Dewax at 72°C for 30 seconds; Pretreatment in Bond Epitope Retrieval Solution (ER2 – EDTA pH9) for 20 minutes at 100°C; Peroxidase blocking for 5 minutes (room temperature), MSVA-570R 1:100 for 15 minutes (room temperature), Post primary (rabbit anti mouse) for 8 minutes (room temperature), Polymer (goat anti rabbit) for 8 minutes (room temperature), mixed DAB refine for 10 minutes (room temperature), hematoxylin for 5 minutes (room temperature).

These images reflect stainings by the protocol described above. It is of note that a comparable staining result can also be obtained by different protocols. In general, a longer pretreatment, a longer incubation time of the primary antibody, a higher antibody concentration, a higher temperature during incubation, and a longer incubation time of Post primary and or the Polymer result in stronger staining, potentially at the cost of more background staining. Modifications of the protocol with a strengthening effect on staining intensity in combination with changes of other parameters that result in lower staining intensity can result in a comparable result as shown above.

Roche – Ventana Discovery ULTRA

Pretreatment for 64 minutes at 100°C (pH 8,4); CM peroxidase blocking for 12 minutes (room temperature), MSVA-570R 1:50 for 20 minutes at 36°C, secondary antibody (anti-rabbit HQ) for 12 minutes at 36°C, anti-HQ HRP for 12 minutes at room temperature, DAB at room temperature, hematoxylin II at room temperature for 8 minutes, bluing reagent at room temperature for 4 minutes.

These images depict staining results obtained by the protocol described above.
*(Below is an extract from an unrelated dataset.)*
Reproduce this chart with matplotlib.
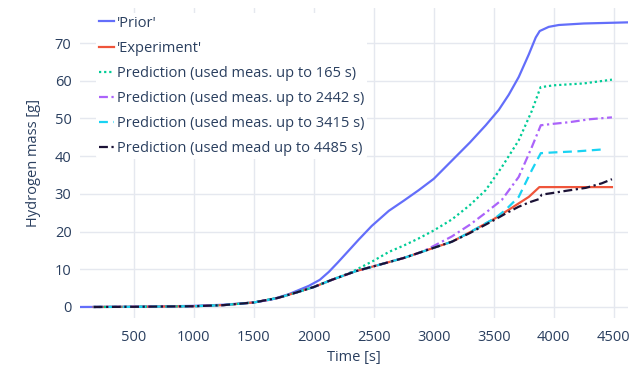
import matplotlib.pyplot as plt

# Hydrogen mass over time: prior model, experiment and predictions
prior_time = [50, 500, 1000, 1250, 1500, 1650, 1792, 1958, 2050, 2125, 2200,
              2292, 2375, 2483, 2625, 2750, 2875, 3000, 3150, 3300, 3433, 3542,
              3625, 3708, 3792, 3850, 3883, 3958, 4042, 4250, 4620]
prior_mass = [0, 0.05, 0.3, 0.6, 1.2, 2.0, 3.4, 5.6, 7.2, 9.3, 11.8,
              15.0, 17.9, 21.5, 25.5, 28.2, 31.0, 34.0, 38.8, 43.6, 48.2, 52.3,
              56.3, 61.0, 67.0, 71.5, 73.2, 74.3, 74.8, 75.2, 75.5]

exp_time = [165, 500, 1000, 1250, 1500, 1700, 1850, 2000, 2150, 2350, 2500, 2750,
            3000, 3150, 3300, 3500, 3650, 3792, 3880, 4485]
exp_mass = [0, 0.05, 0.2, 0.5, 1.2, 2.4, 3.8, 5.3, 7.2, 9.5, 10.8, 13.0,
            15.7, 17.3, 19.8, 23.3, 26.3, 29.2, 31.8, 31.8]

pred_165_time = [165, 500, 1000, 1250, 1500, 1700, 1850, 2000, 2150, 2317, 2500,
                 2625, 2750, 2875, 3000, 3150, 3300, 3433, 3567, 3708, 3817,
                 3890, 4000, 4250, 4485]
pred_165_mass = [0, 0.05, 0.2, 0.5, 1.2, 2.4, 3.8, 5.3, 7.2, 9.3, 12.3,
                 14.6, 16.3, 18.2, 20.3, 23.2, 27.0, 31.0, 37.1, 44.2, 52.0,
                 58.3, 58.8, 59.3, 60.3]

pred_2442_time = [165, 500, 1000, 1250, 1500, 1700, 1850, 2000, 2150, 2350, 2500,
                  2750, 2900, 3000, 3150, 3300, 3433, 3567, 3708, 3817, 3892,
                  4000, 4125, 4300, 4485]
pred_2442_mass = [0, 0.05, 0.2, 0.5, 1.2, 2.4, 3.8, 5.3, 7.2, 9.5, 10.8,
                  13.0, 14.6, 16.2, 18.7, 21.8, 25.0, 28.4, 34.5, 42.4, 48.2,
                  48.6, 49.0, 49.8, 50.3]

pred_3415_time = [165, 500, 1000, 1250, 1500, 1700, 1850, 2000, 2150, 2350, 2500,
                  2750, 3000, 3150, 3300, 3517, 3600, 3708, 3817, 3892, 4000,
                  4200, 4410]
pred_3415_mass = [0, 0.05, 0.2, 0.5, 1.2, 2.4, 3.8, 5.3, 7.2, 9.5, 10.8,
                  13.0, 15.7, 17.3, 19.8, 23.7, 25.8, 29.2, 36.3, 40.8, 41.0,
                  41.3, 41.8]

pred_4485_time = [165, 500, 1000, 1250, 1500, 1700, 1850, 2000, 2150, 2350, 2500,
                  2750, 3000, 3150, 3300, 3500, 3600, 3708, 3800, 3875, 3900,
                  3983, 4100, 4267, 4400, 4485]
pred_4485_mass = [0, 0.05, 0.2, 0.5, 1.2, 2.4, 3.8, 5.3, 7.2, 9.5, 10.8,
                  13.0, 15.7, 17.3, 19.6, 23.0, 24.8, 26.6, 27.8, 28.6, 29.8,
                  30.2, 30.8, 31.6, 32.8, 33.9]

labels = ["'Prior'", "'Experiment'",
          "Prediction (used meas. up to 165 s)",
          "Prediction (used meas. up to 2442 s)",
          "Prediction (used meas. up to 3415 s)",
          "Prediction (used mead up to 4485 s)"]

x_ticks = [500, 1000, 1500, 2000, 2500, 3000, 3500, 4000, 4500]
y_ticks = [0, 10, 20, 30, 40, 50, 60, 70]

text_color = '#2a3f5f'
grid_color = '#e5e8ef'

plt.rcParams['font.family'] = ['Open Sans', 'DejaVu Sans']

fig = plt.figure(figsize=(6.39, 3.65), dpi=100)
ax = fig.add_axes([0.125, 0.129, 0.858, 0.849])

lw = 1.6
ax.plot(prior_time, prior_mass, color='#636efa', lw=lw, label=labels[0])
ax.plot(exp_time, exp_mass, color='#ef553b', lw=lw, label=labels[1])
ax.plot(pred_165_time, pred_165_mass, color='#00cc96', lw=lw,
        linestyle=(0, (1, 1.3)), label=labels[2])
ax.plot(pred_2442_time, pred_2442_mass, color='#ab63fa', lw=lw,
        linestyle=(0, (4, 1.6, 1, 1.6)), label=labels[3])
ax.plot(pred_3415_time, pred_3415_mass, color='#19d3f3', lw=lw,
        linestyle=(0, (4, 2.5)), label=labels[4])
ax.plot(pred_4485_time, pred_4485_mass, color='#1b1236', lw=lw,
        linestyle=(0, (4, 1.6, 1, 1.6)), label=labels[5])

ax.set_xlim(50, 4620)
ax.set_ylim(-2.9, 79.3)
ax.set_xticks(x_ticks)
ax.set_yticks(y_ticks)
ax.grid(True, color=grid_color, lw=1)
ax.set_axisbelow(True)
for side in ax.spines.values():
    side.set_visible(False)
ax.tick_params(length=0, labelsize=10.5, labelcolor=text_color)
ax.tick_params(axis='x', pad=9)
ax.tick_params(axis='y', pad=6)

ax.set_xlabel('Time [s]', fontsize=10.5, color=text_color, labelpad=3)
ax.set_ylabel('Hydrogen mass [g]', fontsize=10.5, color=text_color, labelpad=10)

leg = ax.legend(loc='upper left', bbox_to_anchor=(0.03, 0.985), fontsize=10.5,
                frameon=True, facecolor='white', edgecolor='none', framealpha=1,
                handlelength=1.0, handletextpad=0.2, labelspacing=0.69,
                borderpad=0.2, borderaxespad=0)
for t in leg.get_texts():
    t.set_color(text_color)

fig.savefig('out.png', dpi=100)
It is of note, that the Ventana machines generally require higher antibody concentrations than other commonly used autostainers because the antibodies are automatically diluted during the procedure. Various other protocols can result in an identical result as shown above. A longer pretreatment, a longer incubation time of the primary antibody, a higher antibody concentration, a higher temperature during incubation, and a longer incubation time of secondary antibody and or the anti-HQ HRP result in stronger staining, potentially at the cost of more background staining.

• The diagnostic utility of PR expression analysis should be investigated in a large cohort of tumors from different entities.
• The clinical/biological significance of the rare ER-/PR+ breast cancers is unclear.
• Much is still unknown on the site-specific role of PR in various different tissues.